Investigation of the Shear Stress Dynamics on Silty Loam Soil and Measurement of Traction-Wheel Slip Relationship of a Tractor Tire

Abstract

The Hohenheim Tire Model (HTM) was developed and validated at the University of Hohenheim. It simulates the specific behavior of large-volume agricultural tires and is used in conjunction with multi-body models of tractors and other agricultural machines. Special focus is placed on driving dynamics and comfort. Currently the HTM is being expanded for implementation on soft soils. Therefor the soil's shear response using Bevameter tests and the relationship traction-wheel slip using a single wheel tester are investigated. In field tests, the effect of shear rate on soil mechanical parameters was examined. The shear device of the Bevameter was used to conduct experiments in a soil bin with silty loam at eight shear rates and five vertical loads. The Mohr-Coulomb failure criterion was calculated and the measured values were fitted to the Wong-Preston and the Janosi-Hanamoto approaches.
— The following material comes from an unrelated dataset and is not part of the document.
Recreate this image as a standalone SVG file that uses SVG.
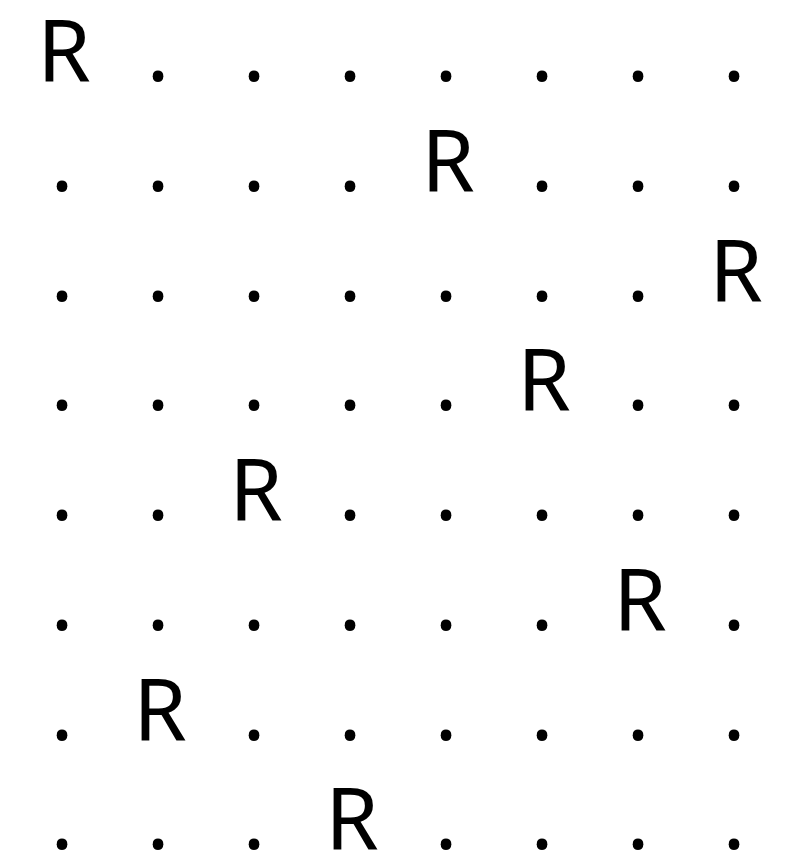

The shear stress-shear displacement curves show two different behaviors with respect to shear rate. At high shear rates, the shear stress reaches a peak and then drops to a residual value, which is typical for cohesive soils. At low shear rates, the trend of the curves is exponential, which is typical for granular soils. The cohesion and angle of internal friction values are comparable to those from literature. The angle of internal friction has no correlation with shear rate while the cohesion shows a low correlation. Traction-wheel slip curves for the tractor tire 480/70 R24 with two tire loads (17 and 22 kN) and at 2 km∙h-1 were measured under identical conditions as the shear experiments. For the higher tire load, there is a tendency toward a larger tractive force. The curves of both wheel loads have equal gross traction coefficients. For the prediction of the traction force, the parameters obtained in the shear tests and the method of Wong and Preston-Thomas are used.